Les prévenus entendent plaider un tragique accident, attribuable à la témérité de Zainab, 19 ans, qui aurait pris le volant sans permission, même si elle n'avait pas de permis de conduire. Leurs avocats auront plusieurs fuites à colmater pour que la défense ne prenne pas l'eau.
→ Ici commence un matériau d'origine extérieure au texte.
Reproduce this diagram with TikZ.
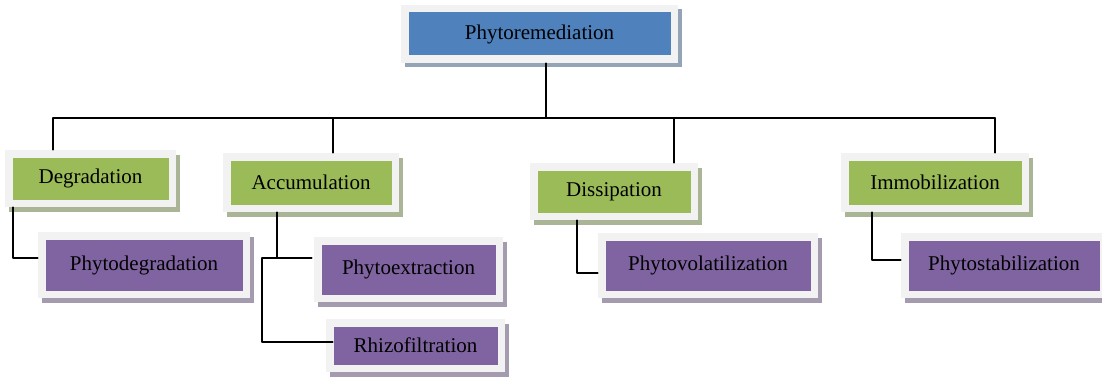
\documentclass[tikz,border=0pt]{standalone}
\usepackage{fontspec}
\setmainfont{Liberation Serif}
\usetikzlibrary{positioning, calc, shadows}

\definecolor{framegray}{HTML}{F2F2F2}
\definecolor{rootblue}{HTML}{4F81BD}
\definecolor{rootshade}{HTML}{95A3B6}
\definecolor{groupgreen}{HTML}{9BBB59}
\definecolor{groupshade}{HTML}{AAB596}
\definecolor{methodpurple}{HTML}{8064A2}
\definecolor{methodshade}{HTML}{A49BAF}

\begin{document}
\begin{tikzpicture}[x=1pt, y=-1pt, line cap=round, line join=round]
	\useasboundingbox (0,0) rectangle (1102,377);
	
	%======================
	% STYLES
	%======================
	\tikzset{
		tile/.style 2 args={fill=framegray, draw=none, inner sep=0pt,
			font=\fontsize{21}{25}\selectfont,
			drop shadow={opacity=1, fill=#2, shadow xshift=4pt, shadow yshift=-4.5pt},
			path picture={\fill[#1] ([xshift=7.5pt,yshift=-7.5pt]path picture bounding box.north west)
				rectangle ([xshift=-7.5pt,yshift=7.5pt]path picture bounding box.south east);}},
		rootbox/.style={tile={rootblue}{rootshade}},
		groupbox/.style={tile={groupgreen}{groupshade}},
		methodbox/.style={tile={methodpurple}{methodshade}},
		link/.style={line width=1.5pt, black}
	}
	
	% top level
	\node[rootbox, minimum width=277pt, minimum height=58pt] (root) at (539.5,34) {Phytoremediation};
	
	% groups
	\node[groupbox, minimum width=171pt, minimum height=57pt] (deg) at (90.5,178.5) {Degradation};
	\node[groupbox, minimum width=176pt, minimum height=59pt] (acc) at (311,182.5) {Accumulation};
	\node[groupbox, minimum width=168pt, minimum height=57pt] (dis) at (614,191.5) {Dissipation};
	\node[groupbox, minimum width=188pt, minimum height=59pt] (imm) at (935,182.5) {Immobilization};
	
	% methods
	\node[methodbox, minimum width=212pt, minimum height=66pt] (pdeg) at (144,265) {Phytodegradation};
	\node[methodbox, minimum width=189pt, minimum height=65pt] (pext) at (408.5,269.5) {Phytoextraction};
	\node[methodbox, minimum width=179pt, minimum height=53pt] (rhiz) at (415.5,345.5) {Rhizofiltration};
	\node[methodbox, minimum width=220pt, minimum height=65pt] (pvol) at (708,265.5) {Phytovolatilization};
	\node[methodbox, minimum width=206pt, minimum height=65pt] (pstab) at (1004,265.5) {Phytostabilization};
	
	% bus under the root
	\coordinate (busL) at (53,118);
	\coordinate (busA) at (333,118);
	\coordinate (busD) at (674,118);
	\coordinate (busR) at (995,118);
	\draw[link] ([xshift=6.5pt]root.south) -- ++(0,55);
	\draw[link] (busL) -- (busR);
	\draw[link] (busL) -- (busL |- deg.north);
	\draw[link] (busA) -- (busA |- acc.north);
	\draw[link] (busD) -- (busD |- dis.north);
	\draw[link] (busR) -- (busR |- imm.north);
	
	% group to method
	\draw[link] ([xshift=-77.5pt]deg.south) |- ([yshift=7pt]pdeg.west);
	
	\coordinate (accJ) at (277,258);
	\coordinate (accL) at (262,258);
	\draw[link] ([xshift=-34pt]acc.south) -- (accJ);
	\draw[link] (accL) -- ([xshift=-2pt,yshift=11.5pt]pext.west);
	\draw[link] (accL) |- ([xshift=7pt,yshift=3.5pt]rhiz.west);
	
	\draw[link] ([xshift=-37pt]dis.south) |- ([yshift=-7.5pt]pvol.west);
	\draw[link] ([xshift=-63pt]imm.south) |- ([yshift=5.5pt]pstab.west);
\end{tikzpicture}
\end{document}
«Que le diable aille déféquer sur leurs tombes ! » - M. Shafia, enregistré à son insu
«Qu'ils me traînent à la potence. Pour moi, rien n'importe plus que l'honneur!» - M. Shafia, enregistré à son insu
«Elles nous ont trahis. Des putains en soutien-gorge et en petites culottes ! » - M. Shafia, enregistré à son insu
«Elle est une malédiction pour moi. Une traînée. » - M. Shafia à l'oncle de sa femme
«Elles étaient des enfants pures et sans péché. Je les aimais de tout mon coeur. Ma vie est ruinée. » - M. Shafia à un enquêteur
«Zainab le détestait. Elle voulait marier un Pakistanais pour se venger de son père. » - Latif Hyderi, frère de Tooba
Je ne peux dire ce que je sais... " - Tooba Yahia à un enquêteur
Mohammad a fait de ma vie une torture " - Journal intime de Rona Amir Mohammad
Éléments clés
1 Le phare avant gauche de la Lexus de Mohammad Shafia est brisé et des morceaux sont récupérés sur les lieux du crime.
2 Les sièges avant de la Nissan étaient inclinés vers l'arrière, ses phares éteints. Seules les ceintures des victimes à l'arrière étaient bouclées. La disposition des corps laisse croire que c'est Geeti, 13 ans, qui était à la place du conducteur. Une vitre était ouverte, mais personne n'a tenté de sortir de la voiture, bien que le toit n'était qu'à un mètre de la surface de l'eau, selon la police.
3 L'arrière de la Nissan Sentra, où les corps furent trouvés, achetée huit jours avant le drame, est endommagé ; les lettres métalliques S et E ont été retrouvées dans l'herbe, près de l'écluse.